None of this is necessary for C#, which can work pretty much analogously to Java. We insert the code (after we have checked that we can parse it) and we insert it without any concern for formatting and then we beautify it in a final pass. Dealing with the Python, OTOH, really did require a certain amount of wizardry. (Sorry for the immodesty.)
Well, there are more details I could go into about all this, but suffice it to say that it seems that all of the places where you could previously only put an actual Java code block, you can now use the {%...%}
syntax to put in code in whatever language is being output.

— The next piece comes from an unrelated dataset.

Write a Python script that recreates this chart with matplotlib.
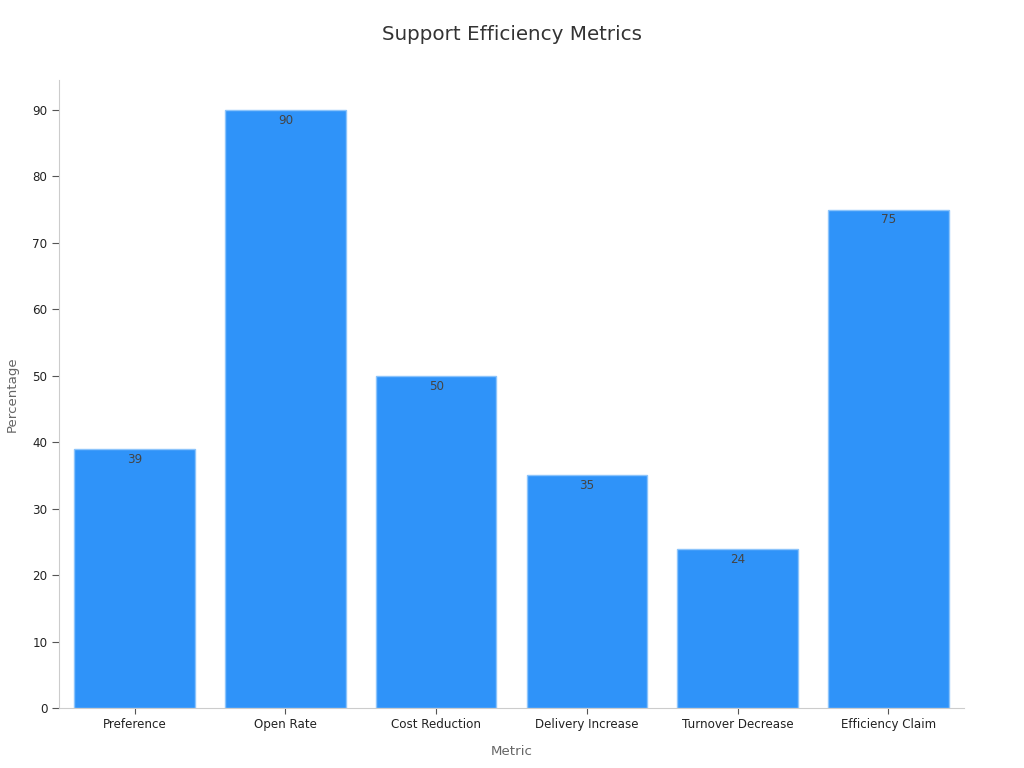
import matplotlib.pyplot as plt

# Data
metrics = ["Preference", "Open Rate", "Cost Reduction", "Delivery Increase",
           "Turnover Decrease", "Efficiency Claim"]
percentages = [39, 90, 50, 35, 24, 75]

BAR_COLOR = "#2f93f9"
EDGE_COLOR = "#8cc4fb"
SPINE_COLOR = "#cccccc"

fig, ax = plt.subplots(figsize=(10.24, 7.68), dpi=100)
fig.subplots_adjust(left=0.058, right=0.941, top=0.896, bottom=0.078)

x = range(len(metrics))
bars = ax.bar(x, percentages, width=0.8, color=BAR_COLOR,
              edgecolor=EDGE_COLOR, linewidth=1)

for bar, val in zip(bars, percentages):
    ax.text(bar.get_x() + bar.get_width() / 2, bar.get_height() - 0.6,
            f"{val}", ha="center", va="top", fontsize=8.6, color="#444444")

ax.set_xticks(list(x))
ax.set_xticklabels(metrics, fontsize=8.6, color="#222222")
ax.set_xlim(-0.5, len(metrics) - 0.5)
ax.set_ylim(0, 94.5)
ax.set_yticks(range(0, 91, 10))
ax.tick_params(axis="y", labelsize=8.6, labelcolor="#222222", color="#555555", length=5)
ax.tick_params(axis="x", color="#555555", length=4, pad=3)

ax.set_xlabel("Metric", fontsize=9.6, color="#666666", labelpad=10)
ax.set_ylabel("Percentage", fontsize=9.6, color="#666666", labelpad=10)
fig.suptitle("Support Efficiency Metrics", fontsize=14.3, color="#333333", y=0.968)

for side in ["top", "right"]:
    ax.spines[side].set_visible(False)
for side in ["left", "bottom"]:
    ax.spines[side].set_color(SPINE_COLOR)

fig.savefig("out.png", dpi=100)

There are some other dangling issues, that I need to get at. For now, the older disposition, where, if you wrote a Java code action (I mean just using {...}
) it will make an effort to translate it to the actual non-Java output language. It does not do that for {%....%}
. For now, if you wanted to write a grammar using the raw code actions that can work for the various output languages, you would need to write:
#if __java__
{%some Java code%}
#elif __python__
{%corresponding Python code%}
#elif __csharp__
{%corresponding csharp code%}
#endif
That is rather verbose and I am thinking I can also allow:
J{%some Java code%}
P{%the Python code%}
C{%the csharp code%}
And the (optional) starting letter would say that we ignore this block unless we are outputting the given language. Something like that. But that is unimplemented at the moment.
Also unimplemented (though that is the next step) is code injections using the non-Java languages. So I need to write versions of CodeInjector
that inject the Python/CSharp into the tree where needed. (And then in the final pretty-print pass, the indentation gets sorted out.)
Okay, that is where things are at right now. Once INJECT
is working for the non-Java languages (which may be the case by the end of the month or so) we really will have reached a milestone finally with CongoCC, don't you think?
Oh, by the way, in case anybody is wondering why I'm doing this, I think the answer is the same as why Sir Edmund Hillary climbed Everest. Because it was there!